A ‘spatial‐temporal’ bi‐layer optimal control strategy of large‐scale electric vehicles (EVs) in a multi‐area Virtual Power Plant (VPP) oriented to dual carbon target

Abstract

Virtual power plant (VPP) is a comprehensive demand response (DR) technology to aggregate various power supply and consumption resources to help stabilise power grid fluctuations and reduce CO2 emissions. Fast-charging electric vehicles (EVs) with higher charging power and shorter charging time are the most potential high-quality DR resources of VPP in the future. In this paper, a new ‘spatial-temporal’ bi-layer optimal control strategy is proposed to solve the daily real-time DR dispatching problem of large-scale EVs including fast-charging ones in a multi-area VPP oriented to China's dual carbon target.
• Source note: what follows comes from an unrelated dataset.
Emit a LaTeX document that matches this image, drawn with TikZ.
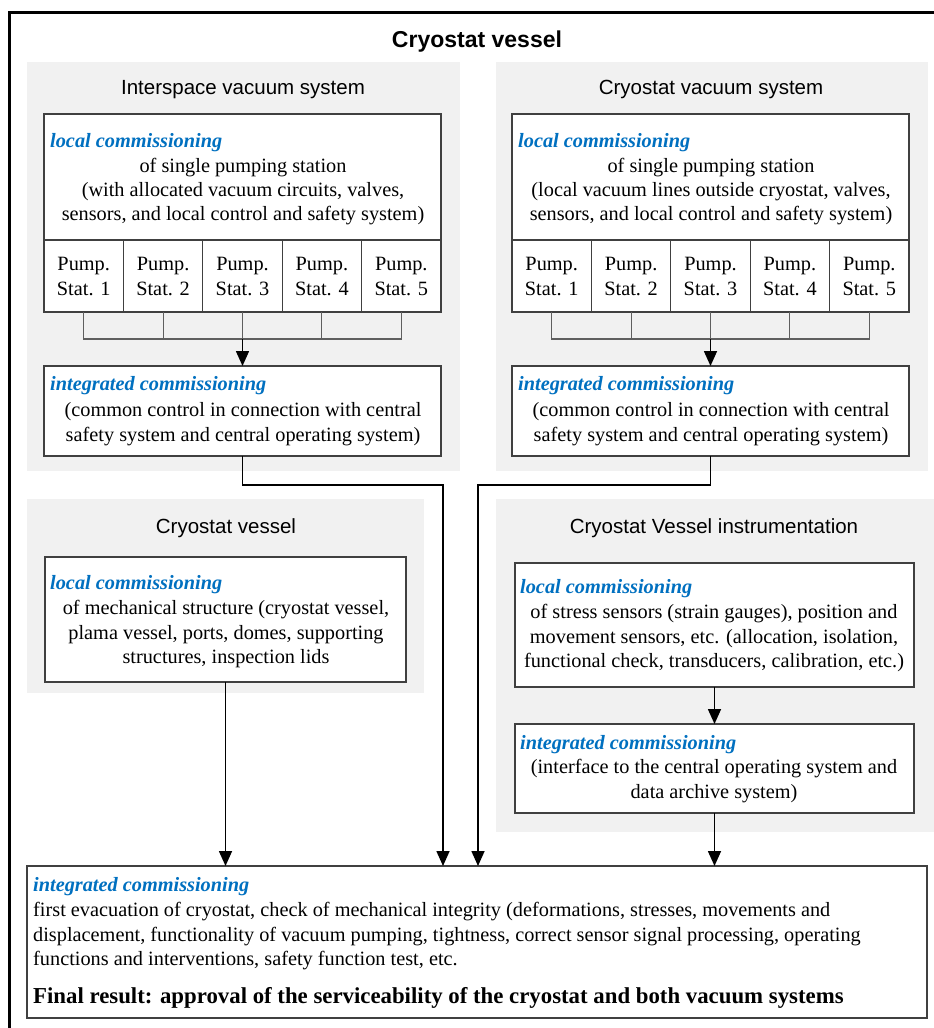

This proposed bi-layer strategy has two main contributions in both spatial and temporal domains. One is that, compared with the limited geographical area in traditional VPP, the upper layer of the proposed strategy considers the DR problem of EVs in a VPP with multiple geographical areas and establishes a spatial optimisation model of EVs DR considering both energy and carbon transaction costs of the overall VPP. The other is that rather than traditional slow-charging EVs DR control with 1-h temporal interval, the lower layer of the proposed strategy adds fast-charging EVs in the real-time orderly charging and discharging DR control by a shorter temporal interval of 15 min and designs two different charging and discharging price stimulation scenarios. The simulation results in the last section of this paper show that the proposed ‘spatial-temporal’ bi-layer optimal control strategy can effectively guide the charging and discharging behaviours of EVs in both spatial and temporal domains of a multi-area VPP, achieving lower energy and carbon transaction cost and smaller load fluctuations.